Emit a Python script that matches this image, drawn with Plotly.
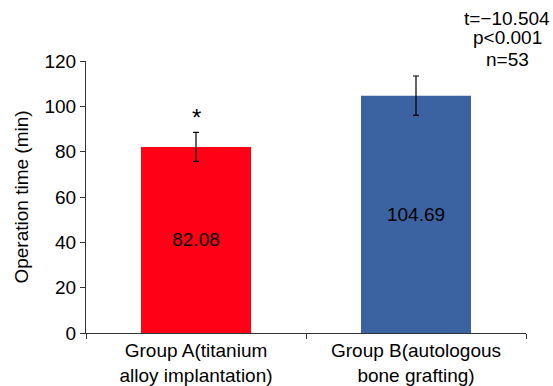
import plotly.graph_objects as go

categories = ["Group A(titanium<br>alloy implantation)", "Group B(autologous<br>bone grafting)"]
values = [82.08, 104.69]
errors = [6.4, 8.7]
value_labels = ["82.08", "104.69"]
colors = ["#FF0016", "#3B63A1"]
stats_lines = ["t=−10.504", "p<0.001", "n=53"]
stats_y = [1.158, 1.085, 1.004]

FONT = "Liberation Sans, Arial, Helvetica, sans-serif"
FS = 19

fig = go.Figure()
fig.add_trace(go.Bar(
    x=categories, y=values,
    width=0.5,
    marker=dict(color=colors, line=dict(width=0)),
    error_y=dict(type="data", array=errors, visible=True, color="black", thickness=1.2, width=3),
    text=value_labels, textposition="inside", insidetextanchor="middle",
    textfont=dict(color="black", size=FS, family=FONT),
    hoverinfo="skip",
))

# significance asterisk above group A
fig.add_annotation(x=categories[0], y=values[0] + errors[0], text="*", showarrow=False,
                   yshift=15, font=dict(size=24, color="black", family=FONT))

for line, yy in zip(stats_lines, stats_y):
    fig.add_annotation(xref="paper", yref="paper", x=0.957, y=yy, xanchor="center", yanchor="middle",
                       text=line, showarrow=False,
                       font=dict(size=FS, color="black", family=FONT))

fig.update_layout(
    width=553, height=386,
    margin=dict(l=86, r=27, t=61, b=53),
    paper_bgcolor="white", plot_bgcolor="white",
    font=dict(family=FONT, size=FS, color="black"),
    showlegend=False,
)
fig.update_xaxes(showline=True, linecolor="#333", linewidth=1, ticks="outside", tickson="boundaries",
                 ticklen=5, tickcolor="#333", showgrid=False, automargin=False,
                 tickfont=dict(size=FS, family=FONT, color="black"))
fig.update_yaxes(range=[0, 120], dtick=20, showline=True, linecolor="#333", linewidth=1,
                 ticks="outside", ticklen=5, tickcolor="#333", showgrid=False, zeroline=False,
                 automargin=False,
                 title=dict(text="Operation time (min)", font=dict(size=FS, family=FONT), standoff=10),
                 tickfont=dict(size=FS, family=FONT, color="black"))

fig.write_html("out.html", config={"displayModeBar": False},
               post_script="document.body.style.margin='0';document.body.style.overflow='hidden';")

**Task to complete**
Write the lines above out again exactly, without any of their pictures.

**Response to the task**
Emit a Python script that matches this image, drawn with Plotly.
import plotly.graph_objects as go

categories = ["Group A(titanium<br>alloy implantation)", "Group B(autologous<br>bone grafting)"]
values = [82.08, 104.69]
errors = [6.4, 8.7]
value_labels = ["82.08", "104.69"]
colors = ["#FF0016", "#3B63A1"]
stats_lines = ["t=−10.504", "p<0.001", "n=53"]
stats_y = [1.158, 1.085, 1.004]

FONT = "Liberation Sans, Arial, Helvetica, sans-serif"
FS = 19

fig = go.Figure()
fig.add_trace(go.Bar(
    x=categories, y=values,
    width=0.5,
    marker=dict(color=colors, line=dict(width=0)),
    error_y=dict(type="data", array=errors, visible=True, color="black", thickness=1.2, width=3),
    text=value_labels, textposition="inside", insidetextanchor="middle",
    textfont=dict(color="black", size=FS, family=FONT),
    hoverinfo="skip",
))

# significance asterisk above group A
fig.add_annotation(x=categories[0], y=values[0] + errors[0], text="*", showarrow=False,
                   yshift=15, font=dict(size=24, color="black", family=FONT))

for line, yy in zip(stats_lines, stats_y):
    fig.add_annotation(xref="paper", yref="paper", x=0.957, y=yy, xanchor="center", yanchor="middle",
                       text=line, showarrow=False,
                       font=dict(size=FS, color="black", family=FONT))

fig.update_layout(
    width=553, height=386,
    margin=dict(l=86, r=27, t=61, b=53),
    paper_bgcolor="white", plot_bgcolor="white",
    font=dict(family=FONT, size=FS, color="black"),
    showlegend=False,
)
fig.update_xaxes(showline=True, linecolor="#333", linewidth=1, ticks="outside", tickson="boundaries",
                 ticklen=5, tickcolor="#333", showgrid=False, automargin=False,
                 tickfont=dict(size=FS, family=FONT, color="black"))
fig.update_yaxes(range=[0, 120], dtick=20, showline=True, linecolor="#333", linewidth=1,
                 ticks="outside", ticklen=5, tickcolor="#333", showgrid=False, zeroline=False,
                 automargin=False,
                 title=dict(text="Operation time (min)", font=dict(size=FS, family=FONT), standoff=10),
                 tickfont=dict(size=FS, family=FONT, color="black"))

fig.write_html("out.html", config={"displayModeBar": False},
               post_script="document.body.style.margin='0';document.body.style.overflow='hidden';")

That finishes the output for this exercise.